While Luke has not been selected for the same team’s as Chad, he was more proud and supportive than jealous and bitter. “Following Chad’s success was motivating for me, to see all of these different opportunities you can have through hockey. All of the tournaments he has gone to makes me realize how special hockey is and how far you can go with it.”
While boys will be boys and brothers will be brothers, these two share a bond that reaches far beyond the walls of the rink. As Luke puts it, “we have a great relationship. We obviously compete with each other on certain things, but we always cheer each other on, and support each other through it all. He also always gives me pointers on different things that can improve my game.”

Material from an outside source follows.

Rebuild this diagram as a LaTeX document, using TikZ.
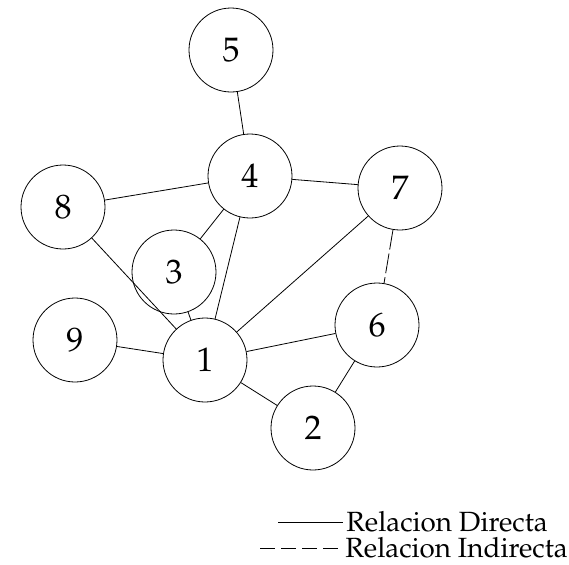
\documentclass[tikz,border=0pt]{standalone}
\usepackage[T1]{fontenc}
\usepackage{mathpazo}
\usetikzlibrary{positioning}

\begin{document}
\begin{tikzpicture}[x=0.5pt, y=-0.5pt,
    vertex/.style={circle, draw, minimum size=42pt, inner sep=0pt, font=\fontsize{17}{20}\selectfont},
    legend/.style={anchor=west, inner sep=1.5pt, font=\fontsize{13.9}{16}\selectfont}]
  \useasboundingbox (0,0) rectangle (569,564);
  % vertices
  \node[vertex] (n5) at (231,50) {5};
  \node[vertex] (n4) at (250,176) {4};
  \node[vertex] (n7) at (400,188) {7};
  \node[vertex] (n8) at (63,207) {8};
  \node[vertex] (n3) at (174,272) {3};
  \node[vertex] (n9) at (75,340) {9};
  \node[vertex] (n1) at (205,360) {1};
  \node[vertex] (n6) at (377,325) {6};
  \node[vertex] (n2) at (313,428) {2};
  % relations
  \draw (n5) -- (n4);
  \draw (n4) -- (n8);
  \draw (n4) -- (n7);
  \draw (n4) -- (n3);
  \draw (n4) -- (n1);
  \draw (n8) -- (n1);
  \draw (n3) -- (n1);
  \draw (n7) -- (n1);
  \draw (n9) -- (n1);
  \draw (n1) -- (n6);
  \draw (n1) -- (n2);
  \draw (n6) -- (n2);
  \draw[dash pattern=on 10pt off 2pt] (n7) -- (n6);
  % legend
  \node[legend] (direct) at (343,522) {Relacion Directa};
  \node[legend] (indirect) at (342,548) {Relacion Indirecta};
  \coordinate (dstart) at (278,522);
  \coordinate (istart) at (260,548);
  \draw (dstart) -- (direct.west);
  \draw[dash pattern=on 7.5pt off 3pt] (istart) -- (indirect.west);
\end{tikzpicture}
\end{document}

It was a few weeks ago on a hot July day that our scouts walked into the rink for yet another Select 16 National Development Camp and we saw Luke on the roster. We were impressed and a bit surprised, as were some of the other scouts in attendance, who refer to him as “Chad’s younger brother.” However, it didn’t take long to realize this was not the Luke Krys of old. “He looked like a giant compared to the kid I saw a year ago. He could skate, he was skating with the puck and delivering tape to tape passes in stride,” explained Director of Scouting Brendan Collins. “He was without question one of the top 20 defenseman in the camp.”
Krys’ improvement was not only noticed by Neutral Zone scouts but by several college and junior teams in attendance as well; colleges who had never reached out before and USHL teams who passed over him in the draft. At this age, Chad was already committed D1 and embarking on his first season with the US National Team. Luke, on the other hand, went into the National Development Camp uncommitted and recently passed over in the USHL Draft. “I was definitely disappointed on not being drafted in the USHL. Seeing those kids who did get drafted, I knew I was not that far behind any of them. Even though you should never compare yourself to others, I think seeing people who did get drafted, gave me even more confidence to keep on the path that I am on.”
Luke already has his eyes set on next season as he will play for the Westchester Express U16 team. He will spend the rest of the summer training and working on his stride to be prepared once the season begins. He hopes to be a leader on his team and prove himself to the USHL and college scouts so that he’ll have more options going forward.
“My main goal is to play college hockey. While different schools have reached out to me, one thing I have learned from my brother is to take your time, find the right fit and let yourself develop as a hockey player and a student.”
For Luke, as has always been the case, he’ll have to wait longer and potentially work harder, but in the end, he too will get a phone call with an offer on the end of the line. His story is not just one of a younger brother playing in an older brother’s shadow; but one of a late developer, who continues to stay positive and work hard toward his goal of playing college hockey.
You won’t see Luke’s name on our Top 200 List for the USHL Draft, nor will you see his name in our March National Rankings. The boy who was once “Chad’s younger brother,” is now “Luke Krys”, one of the top 100 players in the country for his age.